The father in the fifth family we visited on Fogn had given up farming years ago, but spent 20-some years working in an office in downtown Stavanger, which was only a 30 minute commute by boat. We've got lots of pictures, but I haven't sorted them out yet.

Wednesday, June 16, 2010

Norwegian emigration celebration




Today in Stavanger there was a ceremony honoring Lars Larsen, who built a rather small boat in 1825 and used it to take 52 of his fellow Norwegians to America. By chance, the local governor recruited Frances to help unveil the new plaque. (Her picture may be in the local paper tomorrow; we'll see. ) Then we joined the crowd of about 200, and marched down to the harbor for more speeches, followed by the christening of a replica of the boat. The Queen Mary II was moored nearby, and blew its very deep, loud whistle to honor the little 50 foot sloop.

Coffee in Norway







We like to sit and drink coffee and talk. Lulu took these pictures.

Trolls in Norway











Today we came across some trolls. Later we practiced making troll faces, and had a troll-drawing session that included Gunnar and Solveig and several of their grandchildren. Lulu and Frances each took some of these pictures.

Tuesday, June 15, 2010

Visiting some Varlands near Stavanger







Harald Gunnar Varland picked us up at the airport, and took us home to meet his wife, Solveig. Later we walked about ten minutes and visited one of their daughters, her husband, and their three kids.

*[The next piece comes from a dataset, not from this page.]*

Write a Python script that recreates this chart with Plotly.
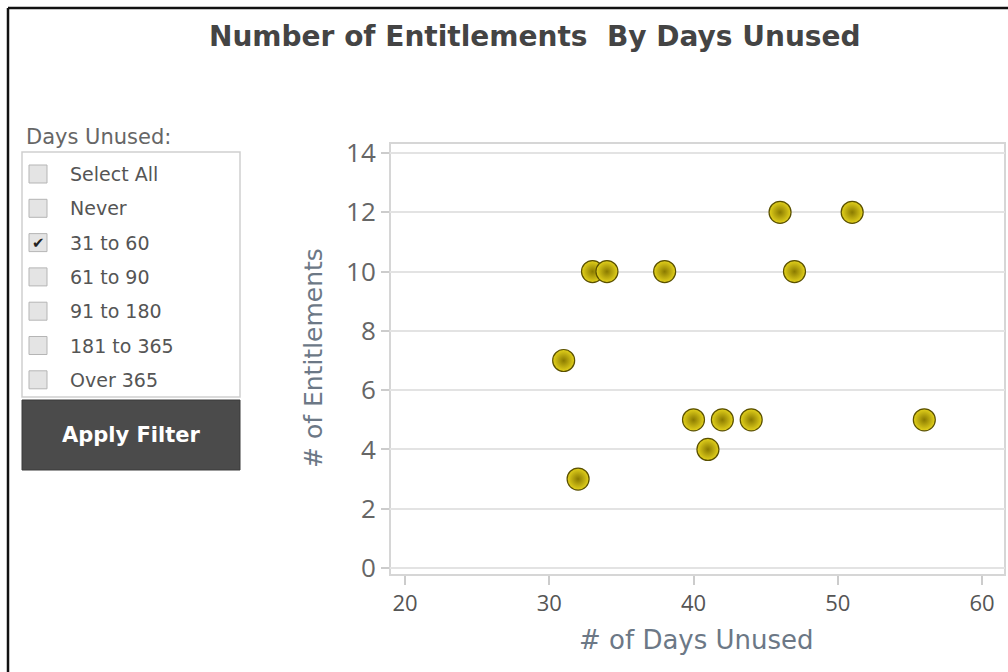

Along the way I spotted a dead hedgehog, which Solveig picked up and took to show the kids!
It's still really bright outside, which makes it hard to comprehend that it's almost 10pm, but my tiredness tells me to go to bed.
More later,
Leif

Blue Lagoon, Iceland








It's only a seven hour flight from Seattle to Reykjavik (latitude similar to Fairbanks). The problem is that you get there about 7am, and your hotel room won't be available until 3pm.

So we started our Monday morning jetlag recovery program by taking walks in Keflavik, then by taking a taxi to the Blue Lagoon for a soak (clever idea for getting extra use out of geothermal powerplant outflow) and applying the famous white mud.